Balade dans le centre
Qu’il s’agisse de murs, de portes monumentales, ou de pavements, en se baladant dans le centre de la ville on découvre de nombreux vestiges témoignant du génie de construction inca, basé sur une grande maîtrise de la pierre. La plupart des églises datant de l’époque coloniale ont été construites sur d’anciens temples et palais incas dont on peut souvent observer les fondations. La structure même de la ville en forme de puma est représentative de ce génie de construction. À l’époque inca la ville était organisée en canchas, formant des groupes de maisons rectangulaires organisés autour d’une cour centrale, et ouverts sur l’extérieur par une unique entrée. Les murs inclinés et les ouvertures de forme trapézoïdale, portes ou fenêtres, avaient une fonction antisismique, qui est aujourd’hui devenu un signe hautement distinctif de l’architecture inca.
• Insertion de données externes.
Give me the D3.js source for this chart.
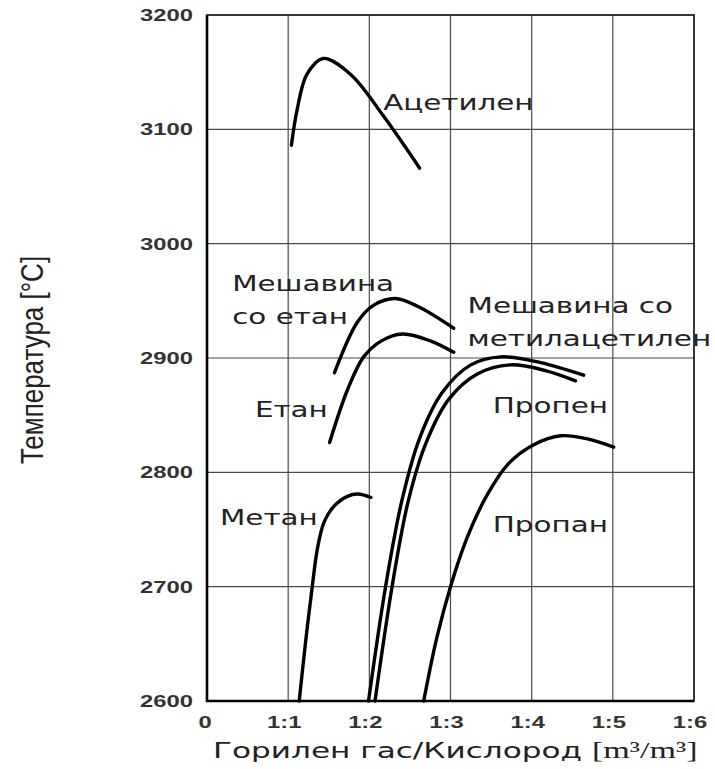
<!DOCTYPE html>
<html lang="mk">
<head>
<meta charset="UTF-8">
<title>Температура на пламенот</title>
<script src="https://d3js.org/d3.v7.min.js"></script>
<style>
  body { margin: 0; background: #fff; }
  svg { display: block; }
</style>
</head>
<body>
<svg width="715" height="769"></svg>
<script>
// ratio fuel gas : oxygen (x) vs flame temperature (y)
const xTicks = [0, 1, 2, 3, 4, 5, 6];
const xTickLabels = ["0", "1:1", "1:2", "1:3", "1:4", "1:5", "1:6"];
const yTicks = [2600, 2700, 2800, 2900, 3000, 3100, 3200];

const acetylene = [[1.04, 3086], [1.11, 3117], [1.23, 3148], [1.43, 3162], [1.77, 3148], [2.17, 3112], [2.62, 3066]];
const ethaneMix = [[1.57, 2887], [1.85, 2931], [2.05, 2946], [2.32, 2952], [2.6, 2945], [3.04, 2926]];
const ethane = [[1.51, 2826], [1.73, 2872], [1.93, 2901], [2.15, 2915], [2.41, 2921], [2.75, 2915], [3.04, 2905]];
const methane = [[1.136, 2600], [1.22, 2655], [1.30, 2702], [1.36, 2733], [1.44, 2756], [1.56, 2770], [1.73, 2779], [1.86, 2781], [2.02, 2778]];
const mapp = [[1.99, 2600], [2.20, 2700], [2.40, 2775], [2.62, 2830], [2.9, 2870], [3.25, 2894], [3.62, 2901], [4.11, 2896], [4.64, 2885]];
const propene = [[2.07, 2600], [2.28, 2700], [2.48, 2775], [2.70, 2826], [2.98, 2864], [3.33, 2886], [3.74, 2894], [4.17, 2889], [4.54, 2880]];
const propane = [[2.67, 2600], [2.83, 2655], [3.0, 2700], [3.2, 2742], [3.45, 2780], [3.72, 2808], [4.02, 2824], [4.36, 2832], [4.7, 2829], [5.01, 2822]];

const curves = [acetylene, ethaneMix, ethane, methane, mapp, propene, propane];

const labels = [
  { lines: ["Ацетилен"], x: 2.17, y: 3117 },
  { lines: ["Мешавина", "со етан"], x: 0.31, y: 2959 },
  { lines: ["Етан"], x: 0.59, y: 2848 },
  { lines: ["Мешавина со", "метилацетилен"], x: 3.21, y: 2939 },
  { lines: ["Пропен"], x: 3.52, y: 2852 },
  { lines: ["Пропан"], x: 3.52, y: 2748 },
  { lines: ["Метан"], x: 0.16, y: 2754 }
];

const svg = d3.select("svg");
const plotL = 207, plotR = 694, plotT = 15, plotB = 701;
const stretch = 1.4; // source picture is widened horizontally

const x = d3.scaleLinear().domain([0, 6]).range([plotL, plotR]);
const y = d3.scaleLinear().domain([2600, 3200]).range([plotB, plotT]);

// grid
svg.append("g").selectAll("line")
  .data(xTicks.slice(1, -1)).enter().append("line")
  .attr("x1", d => x(d)).attr("x2", d => x(d))
  .attr("y1", plotT).attr("y2", plotB)
  .attr("stroke", "#4a4a4a").attr("stroke-width", 1.2);
svg.append("g").selectAll("line")
  .data(yTicks.slice(1, -1)).enter().append("line")
  .attr("x1", plotL).attr("x2", plotR)
  .attr("y1", d => y(d)).attr("y2", d => y(d))
  .attr("stroke", "#4a4a4a").attr("stroke-width", 1.2);

// frame
svg.append("rect")
  .attr("x", plotL).attr("y", plotT)
  .attr("width", plotR - plotL).attr("height", plotB - plotT)
  .attr("fill", "none").attr("stroke", "#222").attr("stroke-width", 1.8);
svg.append("path")
  .attr("d", `M${plotL},${plotT}V${plotB}H${plotR}`)
  .attr("fill", "none").attr("stroke", "#000").attr("stroke-width", 2.6);

// tick labels
svg.append("g").selectAll("text")
  .data(yTicks).enter().append("text")
  .attr("transform", d => `translate(193,${y(d)}) scale(${stretch},1)`)
  .attr("text-anchor", "end").attr("dy", "0.36em")
  .attr("font-family", "Liberation Sans, Arial, sans-serif")
  .attr("font-weight", "bold").attr("font-size", 17).attr("fill", "#333")
  .text(d => d);
svg.append("g").selectAll("text")
  .data(xTicks).enter().append("text")
  .attr("transform", (d, i) => `translate(${x(d) - (i === 0 ? 2 : 4)},728) scale(${stretch},1)`)
  .attr("text-anchor", "middle")
  .attr("font-family", "Liberation Sans, Arial, sans-serif")
  .attr("font-weight", "bold").attr("font-size", 17).attr("fill", "#333")
  .text((d, i) => xTickLabels[i]);

// curves
const line = d3.line().x(d => x(d[0])).y(d => y(d[1])).curve(d3.curveCatmullRom.alpha(0.5));
svg.append("g").selectAll("path")
  .data(curves).enter().append("path")
  .attr("d", line)
  .attr("fill", "none").attr("stroke", "#000")
  .attr("stroke-width", 3.4).attr("stroke-linecap", "round");

// curve labels
labels.forEach(l => {
  const t = svg.append("text")
    .attr("transform", `translate(${x(l.x)},${y(l.y)}) scale(${stretch},1)`)
    .attr("font-family", "DejaVu Sans, Verdana, sans-serif")
    .attr("font-size", 21).attr("fill", "#222");
  l.lines.forEach((s, i) => t.append("tspan").attr("x", 0).attr("y", i * 33).text(s));
});

// axis titles
const xt = svg.append("text")
  .attr("font-family", "DejaVu Sans, Verdana, sans-serif")
  .attr("font-size", 21).attr("fill", "#222");
xt.append("tspan").text("Горилен гас/Кислород ");
xt.append("tspan").attr("font-family", "Liberation Serif, Times New Roman, serif").attr("font-size", 23).text("[m³/m³]");
const xw = xt.node().getComputedTextLength();
xt.attr("transform", `translate(213,758) scale(${485 / xw},1)`);

svg.append("text")
  .attr("transform", `translate(43,360) rotate(-90) scale(1,1.2)`)
  .attr("text-anchor", "middle")
  .attr("font-family", "Liberation Sans, Arial, sans-serif")
  .attr("font-size", 26).attr("fill", "#222")
  .text("Температура [°C]");
</script>
</body>
</html>
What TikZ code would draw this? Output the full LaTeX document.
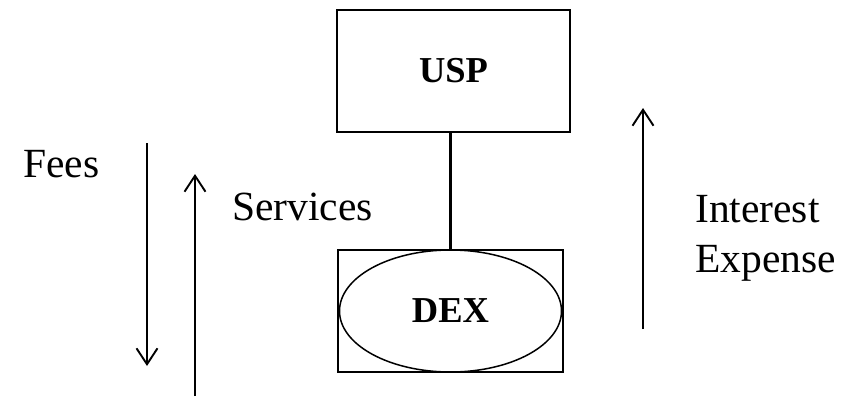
\documentclass[tikz,border=0pt]{standalone}
\usepackage{fontspec}
\setmainfont{Liberation Serif}
\usetikzlibrary{arrows.meta, shapes.geometric, positioning}

\begin{document}
\begin{tikzpicture}[x=1pt, y=-1pt,
                  lbl/.style={inner sep=0pt, anchor=base west, font=\fontsize{41.5}{50}\selectfont},
                  ent/.style={draw, line width=2.1pt, inner sep=0pt, font=\bfseries\fontsize{36.5}{40}\selectfont},
                  flow/.style={line width=1.9pt, -{Straight Barb[length=16pt, width=21pt, line width=1.9pt]}}]

    \useasboundingbox (0, 0) rectangle (850, 396); % same size as the reference

    \node [ent, minimum width=233pt, minimum height=122pt] (usp) at (453.5, 71) {USP};
    \node [ent, minimum width=225pt, minimum height=122pt] (dexbox) at (450.5, 311) {};
    \node [ent, ellipse, line width=1.5pt, minimum width=222pt, minimum height=122pt] (dex) at (dexbox.center) {DEX};

    \draw [line width=2.7pt] (dexbox.north) -- (dexbox.north |- usp.south);

    \node [lbl] (fees) at (23, 177) {Fees};
    \node [lbl] (services) at (232, 220) {Services};
    \node [lbl] (interest) at (695, 222) {Interest};
    \node [lbl] (expense) at (695, 272) {Expense};

    \coordinate (feesA) at (147, 143);
    \coordinate (feesB) at (147, 366);
    \coordinate (servA) at (195, 396);
    \coordinate (servB) at (195, 174);
    \coordinate (intA)  at (643, 329);
    \coordinate (intB)  at (643, 108);

    \draw [flow] (feesA) -- (feesB);
    \draw [flow] (servA) -- (servB);
    \draw [flow] (intA) -- (intB);

\end{tikzpicture}
\end{document}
Parmi les lieux remarquables dans le centre-ville on peut noter :
La rue Loreto ou Intik’ijllu (« la Petite Rue du Soleil »)
Aboutissant sur la Plaza de Armas, dans laquelle on peut admirer d’un côté le mur soutenant l’Amarukancha, le palais de l’Inca Huyana Cápac, dont les pierres mal ajustées ont été remises en place par les Espagnols ; et de l’autre côté le mur du palais Akllawasi (« la Maison des Femmes Choisies » ou « Vierges du Soleil ») construit dans un magnifique style impérial dont les pierres sont parfaitement ajustées.
La rue Hatunrumiyoc (« le Lieu des Grandes Pierres »)
Célèbre pour son énorme bloc de diorite verte, appelé « Pierre aux 12 angles » à laquelle on prête des vertus énergétiques, ainsi que la rue voisine Inca Roq’a bordée des murs du palais d’Inca Roca, le 6ème empereur. À l’angle des deux rues l’assemblage des pierres est particulièrement impressionnant.
Le promontoire de San Cristobál
Constitue non seulement un point-de-vue incomparable sur la ville, mais est également bordé par le mur magistral du Qoiqanpata, le palais du premier Inca Manco Cápac.
Le Musée Inca
D’après moi le seul musée qui en vaille la peine parmi ceux que j’ai visité est le Musée Inca, qui présente une collection étendue de vestiges d’artisanats pré-colombiens (incas et autres) organisés en salles thématiques permettant de se familiariser avec cette civilisation de manière variée et intéressante.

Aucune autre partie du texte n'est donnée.